Monday, April 22, 2013

Sunshine, in muffin form

OK, so I'm not boasting, but we get our fair share of sunshine around here in California. Don't hate me - I spent the first 29 years of my life in England, so I'm owed a bit of daylight, in its brightest form. Having said that, my dog decided that it was too hot for walking today - I say decided because he simply wandered off into a patch of long grass off the trail and lay down in the shade panting. The upside of this is that it gave me time to bake when I got home, and who am I to turn down a recipe called Sunny Zucchini Muffins? And these really are sunshine in muffin form.

I kind of like it when ingredients are used in less expected ways - don't get me wrong, zucchini is fabulous as a vegetable side, and a great addition to savory dishes, no doubt, but I love it in sweet dishes too. And for this recipe, since I didn't have the walnuts in the original recipe, I used some pine nuts I had in the cupboard (another impulse buy in bulk from Costco, with visions of homemade pesto all the time). Maybe it is my response to never having had a rebellious phase in my youth. I didn't dabble with danger: never got a tattoo, have never ridden a motorbike, have only two piercings, one in each ear, and never climbed out of my bedroom window for a secret liaison (wouldn't have actually been physically dangerous, given it was on the first floor, but the parental wrath would no doubt have made up for that). But whilst there is no skull and cross-bones or esoteric Japanese phrase adorning my pasty white British shoulder, I will make a stand against convention by using zucchini and pine nuts in a muffin. Oh, and while we're at it, my favorite cake is carrot cake. I know, I am a badass. Mess with me, and I may make putty of you by offering you a brownie or delicious pecan bar. Hah!

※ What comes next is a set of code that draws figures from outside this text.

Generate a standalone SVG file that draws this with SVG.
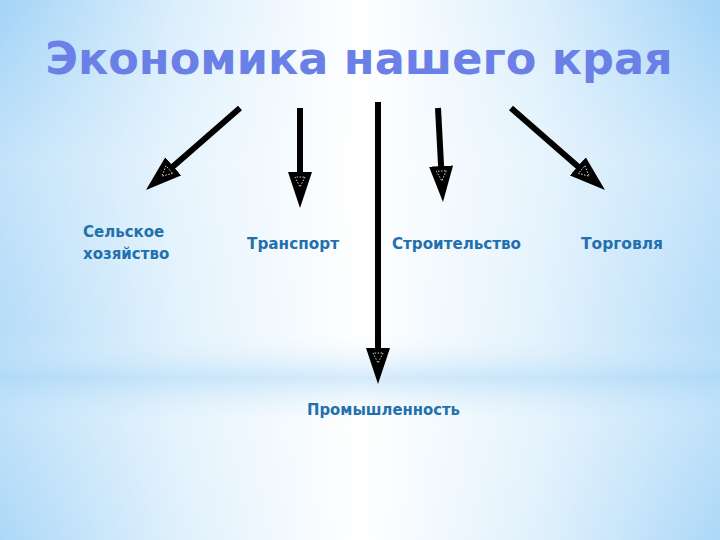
<svg xmlns="http://www.w3.org/2000/svg" width="720" height="540" viewBox="0 0 720 540">
<defs>
<linearGradient id="bgH" x1="0" y1="0" x2="1" y2="0">
<stop offset="0" stop-color="#a3d4f7"/>
<stop offset="0.25" stop-color="#dcefFc"/>
<stop offset="0.5" stop-color="#ffffff"/>
<stop offset="0.75" stop-color="#dcefFc"/>
<stop offset="1" stop-color="#a3d4f7"/>
</linearGradient>
<linearGradient id="bgV" x1="0" y1="0" x2="0" y2="1">
<stop offset="0" stop-color="#ffffff" stop-opacity="0.0"/>
<stop offset="0.3" stop-color="#ffffff" stop-opacity="0.35"/>
<stop offset="0.62" stop-color="#ffffff" stop-opacity="0.2"/>
<stop offset="0.7" stop-color="#b9def8" stop-opacity="0.6"/>
<stop offset="0.78" stop-color="#ffffff" stop-opacity="0.3"/>
<stop offset="1" stop-color="#ffffff" stop-opacity="0.1"/>
</linearGradient>
<marker id="head" viewBox="0 0 36 24" refX="10" refY="12" markerWidth="36" markerHeight="24" markerUnits="userSpaceOnUse" orient="auto">
<path d="M0,0 L36,12 L0,24 Z" fill="#000"/>
<path d="M5,7 L15,12 L5,17 Z" fill="none" stroke="#fff" stroke-width="0.8" stroke-dasharray="1.5,1.5"/>
</marker>
<style>
.title{font-family:"DejaVu Sans",Verdana,sans-serif;font-weight:bold;font-size:44.6px;fill:#6a80e6}
.lbl{font-family:"DejaVu Sans",Verdana,sans-serif;font-weight:bold;font-size:15px;fill:#2270ad}
.arr{stroke:#000;stroke-width:6;fill:none;marker-end:url(#head)}
</style>
</defs>
<rect width="720" height="540" fill="url(#bgH)"/>
<rect width="720" height="540" fill="url(#bgV)"/>
<g id="title"><text class="title" x="359" y="74" text-anchor="middle">Экономика нашего края</text></g>
<g id="connectors">
<line class="arr" x1="240" y1="108" x2="165.6" y2="172.9"/>
<line class="arr" x1="300" y1="108" x2="300" y2="182"/>
<line class="arr" x1="378" y1="102" x2="378" y2="358"/>
<line class="arr" x1="438" y1="108" x2="441.6" y2="176"/>
<line class="arr" x1="511" y1="108" x2="585.4" y2="172.9"/>
</g>
<g id="n-agri"><text class="lbl" x="83" y="237">Сельское</text><text class="lbl" x="83" y="259">хозяйство</text></g>
<g id="n-transport"><text class="lbl" x="247" y="249" textLength="92" lengthAdjust="spacingAndGlyphs">Транспорт</text></g>
<g id="n-build"><text class="lbl" x="392" y="249" textLength="129" lengthAdjust="spacingAndGlyphs">Строительство</text></g>
<g id="n-trade"><text class="lbl" x="581" y="249" textLength="82" lengthAdjust="spacingAndGlyphs">Торговля</text></g>
<g id="n-industry"><text class="lbl" x="307" y="415" textLength="153" lengthAdjust="spacingAndGlyphs">Промышленность</text></g>
</svg>
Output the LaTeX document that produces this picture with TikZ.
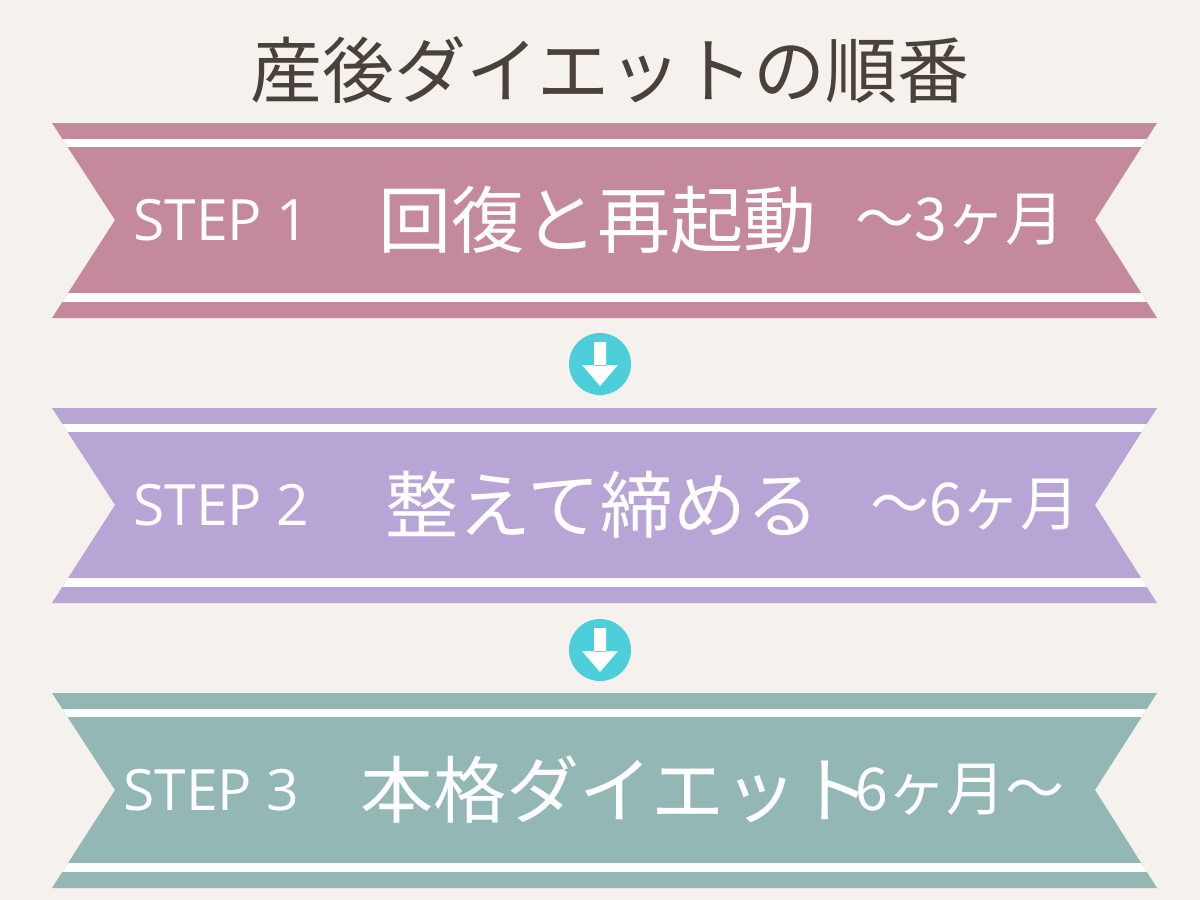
\documentclass[tikz,border=0pt]{standalone}
\usepackage{fontspec}
\setmainfont{Noto Sans CJK JP}
\newfontfamily\jp{Noto Sans CJK JP}
\newfontfamily\lat{Open Sans}
\definecolor{bg}{HTML}{F5F1EC}
\definecolor{pinkb}{HTML}{C48A9C}
\definecolor{lavb}{HTML}{B7A5D6}
\definecolor{tealb}{HTML}{92B7B4}
\definecolor{cyanc}{HTML}{4DCFDB}
\definecolor{titlec}{HTML}{4A403C}
\tikzset{
  steplbl/.style={text=white,anchor=west,inner sep=0,font=\lat\fontsize{57}{57}\selectfont},
  mainlbl/.style={text=white,anchor=west,inner sep=0,font=\jp\fontsize{73}{73}\selectfont},
  durlbl/.style={text=white,anchor=west,inner sep=0,font=\jp\fontsize{59}{59}\selectfont},
}
\newcommand{\bannerdraw}[2]{%
  \begin{scope}[shift={(0,#1)}]
  \path[fill=#2] (52,123)--(1157,123)--(1095,220)--(1157,318)--(52,318)--(115,220)--cycle;
  \begin{scope}
  \clip (52,123)--(1157,123)--(1095,220)--(1157,318)--(52,318)--(115,220)--cycle;
  \fill[white] (0,139) rectangle (1200,147);
  \fill[white] (0,293) rectangle (1200,302);
  \end{scope}
  \end{scope}}
\newcommand{\downarrowc}[2]{%
  \node[circle,fill=cyanc,minimum size=62pt,inner sep=0] (#1) at (600,#2) {};
  \fill[white] (594,#2-22) rectangle (606,#2+2) (582,#2+1)--(618,#2+1)--(600,#2+22)--cycle;}
\begin{document}
\begin{tikzpicture}[x=1pt,y=-1pt]
\fill[bg] (0,0) rectangle (1200,900);
\node[text=titlec,font=\jp\fontsize{72}{72}\selectfont,inner sep=0] (title) at (610,70) {産後ダイエットの順番};
\bannerdraw{0}{pinkb}
\bannerdraw{285}{lavb}
\bannerdraw{570}{tealb}
\node[steplbl] (s1) at (133,220) {STEP 1};
\node[mainlbl] (m1) at (378,220) {回復と再起動};
\node[durlbl] (d1) at (855,220) {〜3ヶ月};
\node[steplbl] (s2) at (133,505) {STEP 2};
\node[mainlbl] (m2) at (385,505) {整えて締める};
\node[durlbl] (d2) at (870,505) {〜6ヶ月};
\node[steplbl] (s3) at (123,790) {STEP 3};
\node[mainlbl] (m3) at (360,790) {本格ダイエット};
\node[durlbl] (d3) at (855,790) {6ヶ月〜};
\downarrowc{c1}{364}
\downarrowc{c2}{650}
\end{tikzpicture}
\end{document}
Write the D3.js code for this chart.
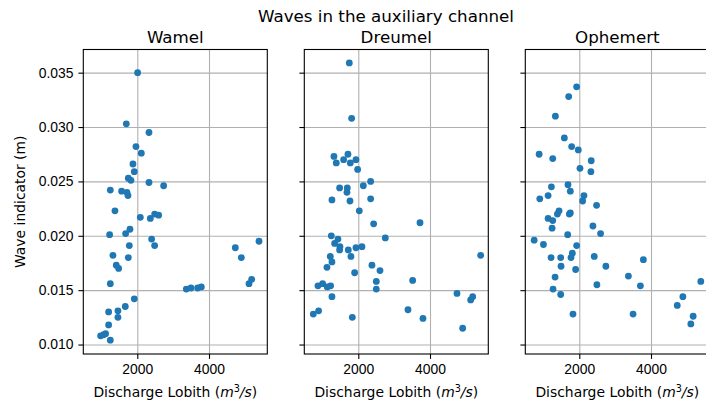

The recipe is taken from my favorite muffin cookbook 750 Best Muffin Recipes by Camilla Saulsbury. So for those of you not as fortunate with the weather, here really is a dose of sunshine in muffin form. Take a bite, lean back on that deck-chair, even if it is in the living room, and soak up some rays.



Sunny Zucchini Muffins
Makes 12

2 cups AP flour
1 TBSP baking powder
3/4 tsp salt
1/2 cup granulated sugar
2 eggs
1/2 cup milk
1/3 cup canola oil
2 tsp finely grated lemon zest
1 cup grated zucchini
1/2 cup toasted pine nuts
1/2 cup golden raisins

1. Preheat oven to 400 degrees F. Spray cups of 12-cup muffin tin with canola oil spray.
2. In a large bowl, whisk together flour, baking powder and salt.
3. In a medium bowl, whisk together sugar and eggs until well blended. Whisk in milk, oil, and lemon zest until blended.
4. Add egg mixture to flour mixture and stir until just blended.
5. Gently fold in zucchini, raisins and pine nuts.
6. Use a large scoop to divide batter evenly between muffin cups of prepared tin.
7. Bake in preheated oven for 20-25 mins, or until tops are golden and a toothpick inserted in the center of a muffin comes out clean.
8. Let cool in pan on rack for 5 minutes and then remove muffins to a rack to cool.